Requirements: Extract, in full, the lines below, beginning at the first and ending with the line that contains "const trackLeft = 52, trackWidth = 479;". Pictures do not belong in the copy.

Data extract:
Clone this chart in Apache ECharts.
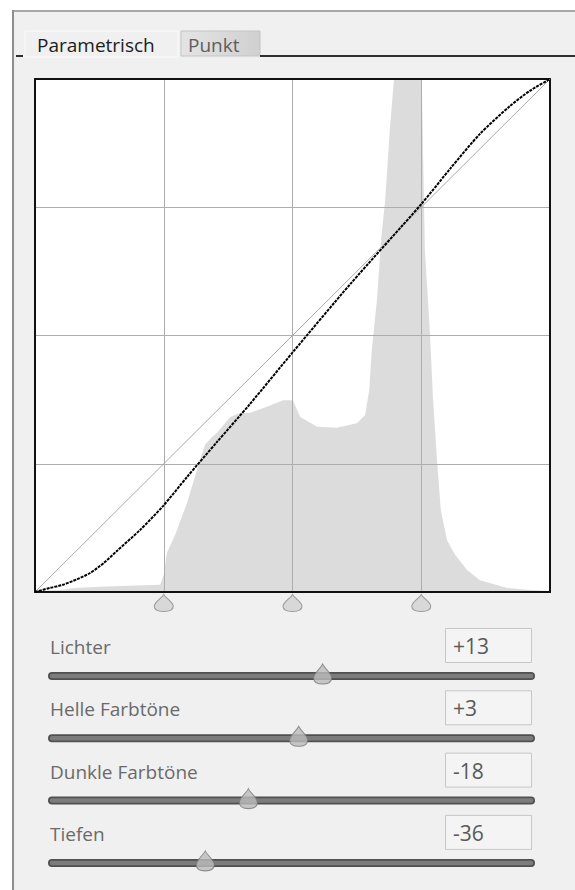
<!DOCTYPE html>
<html><head><meta charset="utf-8">
<script src="https://cdn.jsdelivr.net/npm/echarts@6/dist/echarts.min.js"></script>
<style>html,body{margin:0;padding:0;background:#fff}#c{width:575px;height:890px}</style>
</head><body><div id="c"></div>
<script>
// Histogram (x: tonal position 0-100, y: relative height 0-100, peak clipped)
const histX = [0, 4.9, 7.8, 12.6, 18.4, 24.3, 25.0, 25.6, 27.2, 29.5, 31.9, 33.0, 34.4, 35.3, 37.9, 39.8, 41.7, 45.0, 48.2, 50.1, 50.7, 51.5, 54.8, 58.6, 62.5, 64.1, 64.9, 65.4, 66.4, 67.2, 68.0, 68.9, 69.7, 75.1, 75.7, 76.3, 76.7, 77.3, 78.1, 78.8, 80.0, 81.6, 83.9, 86.4, 91.7, 96.1, 100];
const histY = [0.2, 0.4, 0.8, 1.0, 1.2, 1.4, 3.3, 7.6, 11.1, 17.3, 25.3, 28.7, 30.2, 31.0, 34.1, 34.9, 34.9, 36.1, 37.4, 37.4, 35.9, 34.1, 32.2, 32.0, 32.9, 34.5, 39.4, 47.2, 56.9, 68.6, 76.4, 90.1, 100, 100, 66.7, 56.9, 50.1, 37.4, 25.1, 16.0, 10.1, 7.2, 4.3, 2.3, 0.8, 0.4, 0.2];
// Tone curve
const curveX = [0, 2.9, 5.4, 8.2, 10.7, 13.4, 15.9, 20.4, 24.9, 29.5, 35.3, 41.7, 50.1, 61.2, 75.0, 80.6, 86.4, 92.2, 96.1, 100];
const curveY = [0, 0.8, 1.4, 2.5, 3.7, 5.7, 8.0, 12.1, 16.8, 22.4, 29.2, 36.6, 46.8, 60.0, 75.6, 82.5, 89.3, 94.7, 97.7, 100];
// Reference diagonal
const diagX = [0, 100];
const diagY = [0, 100];
// Region split points
const splitPoints = [25, 50, 75];
// Sliders
const sliderNames = ['Lichter', 'Helle Farbtöne', 'Dunkle Farbtöne', 'Tiefen'];
const sliderValues = [13, 3, -18, -36];
const tabNames = ['Parametrisch', 'Punkt'];

const FONT = 'Open Sans';
const dropPath = 'path://M10,0 C12,4 20,8 20,12.5 C20,16.5 15.5,18 10,18 C4.5,18 0,16.5 0,12.5 C0,8 8,4 10,0 Z';

const plot = {left: 35, top: 79, width: 515, height: 513};
const rowTop0 = 628, rowStep = 62.3;
const trackLeft = 52, trackWidth = 479;

const grids = [
  {left: plot.left, top: plot.top, width: plot.width, height: plot.height, show: true, backgroundColor: '#fff', borderWidth: 0},
  {left: plot.left, top: plot.top + plot.height + 2, width: plot.width, height: 18}
];
const xAxes = [
  {gridIndex: 0, type: 'value', min: 0, max: 100, interval: 25, z: 3,
   axisLine: {show: true, onZero: false, lineStyle: {color: '#111', width: 2}}, axisTick: {show: false}, axisLabel: {show: false},
   splitLine: {show: true, lineStyle: {color: '#adadad', width: 1}}},
  {gridIndex: 0, type: 'value', min: 0, max: 100, position: 'top', z: 3,
   axisLine: {show: true, onZero: false, lineStyle: {color: '#111', width: 2}}, axisTick: {show: false}, axisLabel: {show: false}, splitLine: {show: false}},
  {gridIndex: 1, type: 'value', min: 0, max: 100, show: false}
];
const yAxes = [
  {gridIndex: 0, type: 'value', min: 0, max: 100, interval: 25, z: 3,
   axisLine: {show: true, onZero: false, lineStyle: {color: '#111', width: 2}}, axisTick: {show: false}, axisLabel: {show: false},
   splitLine: {show: true, lineStyle: {color: '#adadad', width: 1}}},
  {gridIndex: 0, type: 'value', min: 0, max: 100, position: 'right', z: 3,
   axisLine: {show: true, onZero: false, lineStyle: {color: '#111', width: 2}}, axisTick: {show: false}, axisLabel: {show: false}, splitLine: {show: false}},
  {gridIndex: 1, type: 'value', min: 0, max: 1, show: false}
];

const series = [
  {type: 'line', xAxisIndex: 0, yAxisIndex: 0, z: 1, symbol: 'none', silent: true,
   data: histX.map((x, i) => [x, histY[i]]),
   lineStyle: {width: 0}, itemStyle: {color: '#dcdcdc'}, areaStyle: {color: '#dcdcdc', opacity: 1}},
  {type: 'line', xAxisIndex: 0, yAxisIndex: 0, z: 4, symbol: 'none', silent: true,
   data: diagX.map((x, i) => [x, diagY[i]]),
   lineStyle: {color: '#a9a9a9', width: 1}},
  {type: 'line', xAxisIndex: 0, yAxisIndex: 0, z: 5, symbol: 'none', silent: true, smooth: 0.25,
   data: curveX.map((x, i) => [x, curveY[i]]),
   lineStyle: {color: '#000', width: 2, type: [3, 1]}},
  {type: 'scatter', xAxisIndex: 2, yAxisIndex: 2, silent: true, symbol: dropPath, symbolSize: [19, 17],
   data: splitPoints.map(x => [x, 0.5]),
   itemStyle: {color: '#d2d2d2', borderColor: '#8a8a8a', borderWidth: 1}}
];

const graphic = [
  {type: 'rect', shape: {x: 13, y: 11, width: 562, height: 879}, style: {fill: '#f0f0f0'}, z: -10},
  {type: 'line', shape: {x1: 12, y1: 11, x2: 575, y2: 11}, style: {stroke: '#a8a8a8', lineWidth: 2}, z: -9},
  {type: 'line', shape: {x1: 13, y1: 10, x2: 13, y2: 890}, style: {stroke: '#8e8e8e', lineWidth: 2}, z: -9},
  // active tab
  {type: 'rect', shape: {x: 25, y: 31, width: 153, height: 26}, style: {fill: '#f0f0f0', stroke: '#fbfbfb', lineWidth: 1}, z: -8},
  {type: 'text', x: 37, y: 45, style: {text: tabNames[0], font: '19px "' + FONT + '"', fill: '#1c1c1c', verticalAlign: 'middle'}},
  // inactive tab
  {type: 'rect', shape: {x: 181, y: 31, width: 79, height: 25},
   style: {fill: new echarts.graphic.LinearGradient(0, 0, 1, 0, [{offset: 0, color: '#e4e4e4'}, {offset: 1, color: '#d0d0d0'}]), stroke: '#c4c4c4', lineWidth: 1}, z: -8},
  {type: 'text', x: 188, y: 45, style: {text: tabNames[1], font: '19px "' + FONT + '"', fill: '#5e5e5e', verticalAlign: 'middle'}},
  {type: 'line', shape: {x1: 260, y1: 56, x2: 575, y2: 56}, style: {stroke: '#2e2e2e', lineWidth: 2}},
  {type: 'line', shape: {x1: 16, y1: 56, x2: 23, y2: 56}, style: {stroke: '#2e2e2e', lineWidth: 2}}
];

sliderNames.forEach((name, i) => {
  const top = rowTop0 + i * rowStep;
  const trackY = top + 48;
  const gi = grids.length;
  grids.push({left: trackLeft, width: trackWidth, top: trackY - 10, height: 20});
  xAxes.push({gridIndex: gi, type: 'value', min: -100, max: 100, show: false});
  yAxes.push({gridIndex: gi, type: 'value', min: -1, max: 1, show: false});
  series.push(
    {type: 'line', xAxisIndex: gi + 1, yAxisIndex: gi + 1, symbol: 'none', silent: true, z: 2,
     data: [[-100, 0], [100, 0]], lineStyle: {color: '#505050', width: 8, cap: 'round'}},
    {type: 'line', xAxisIndex: gi + 1, yAxisIndex: gi + 1, symbol: 'none', silent: true, z: 3,
     data: [[-100, 0], [100, 0]], lineStyle: {color: '#7c7c7c', width: 4.5, cap: 'round'}},
    {type: 'scatter', xAxisIndex: gi + 1, yAxisIndex: gi + 1, silent: true, z: 4, symbol: dropPath,
     symbolSize: [18, 20], symbolOffset: [0, -2],
     data: [[sliderValues[i], 0]], itemStyle: {color: '#bcbcbc', borderColor: '#787878', borderWidth: 1}}
  );
  const v = sliderValues[i];
  graphic.push(
    {type: 'text', x: 50, y: top + 19, style: {text: name, font: '19px "' + FONT + '"', fill: '#6a6a6a', verticalAlign: 'middle'}},
    {type: 'rect', shape: {x: 445.5, y: top + 0.5, width: 86, height: 34}, style: {fill: '#f4f4f4', stroke: '#c6c6c6', lineWidth: 1}},
    {type: 'text', x: 453, y: top + 18, style: {text: v > 0 ? '+' + v : String(v), font: '21px "' + FONT + '"', fill: '#5a5a5a', verticalAlign: 'middle'}}
  );
});

const chart = echarts.init(document.getElementById('c'), null, {renderer: 'svg'});
chart.setOption({
  animation: false,
  backgroundColor: '#fff',
  grid: grids,
  xAxis: xAxes,
  yAxis: yAxes,
  series: series,
  graphic: graphic
});
</script>
</body></html>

Task answer:
Clone this chart in Apache ECharts.
<!DOCTYPE html>
<html><head><meta charset="utf-8">
<script src="https://cdn.jsdelivr.net/npm/echarts@6/dist/echarts.min.js"></script>
<style>html,body{margin:0;padding:0;background:#fff}#c{width:575px;height:890px}</style>
</head><body><div id="c"></div>
<script>
// Histogram (x: tonal position 0-100, y: relative height 0-100, peak clipped)
const histX = [0, 4.9, 7.8, 12.6, 18.4, 24.3, 25.0, 25.6, 27.2, 29.5, 31.9, 33.0, 34.4, 35.3, 37.9, 39.8, 41.7, 45.0, 48.2, 50.1, 50.7, 51.5, 54.8, 58.6, 62.5, 64.1, 64.9, 65.4, 66.4, 67.2, 68.0, 68.9, 69.7, 75.1, 75.7, 76.3, 76.7, 77.3, 78.1, 78.8, 80.0, 81.6, 83.9, 86.4, 91.7, 96.1, 100];
const histY = [0.2, 0.4, 0.8, 1.0, 1.2, 1.4, 3.3, 7.6, 11.1, 17.3, 25.3, 28.7, 30.2, 31.0, 34.1, 34.9, 34.9, 36.1, 37.4, 37.4, 35.9, 34.1, 32.2, 32.0, 32.9, 34.5, 39.4, 47.2, 56.9, 68.6, 76.4, 90.1, 100, 100, 66.7, 56.9, 50.1, 37.4, 25.1, 16.0, 10.1, 7.2, 4.3, 2.3, 0.8, 0.4, 0.2];
// Tone curve
const curveX = [0, 2.9, 5.4, 8.2, 10.7, 13.4, 15.9, 20.4, 24.9, 29.5, 35.3, 41.7, 50.1, 61.2, 75.0, 80.6, 86.4, 92.2, 96.1, 100];
const curveY = [0, 0.8, 1.4, 2.5, 3.7, 5.7, 8.0, 12.1, 16.8, 22.4, 29.2, 36.6, 46.8, 60.0, 75.6, 82.5, 89.3, 94.7, 97.7, 100];
// Reference diagonal
const diagX = [0, 100];
const diagY = [0, 100];
// Region split points
const splitPoints = [25, 50, 75];
// Sliders
const sliderNames = ['Lichter', 'Helle Farbtöne', 'Dunkle Farbtöne', 'Tiefen'];
const sliderValues = [13, 3, -18, -36];
const tabNames = ['Parametrisch', 'Punkt'];

const FONT = 'Open Sans';
const dropPath = 'path://M10,0 C12,4 20,8 20,12.5 C20,16.5 15.5,18 10,18 C4.5,18 0,16.5 0,12.5 C0,8 8,4 10,0 Z';

const plot = {left: 35, top: 79, width: 515, height: 513};
const rowTop0 = 628, rowStep = 62.3;
const trackLeft = 52, trackWidth = 479;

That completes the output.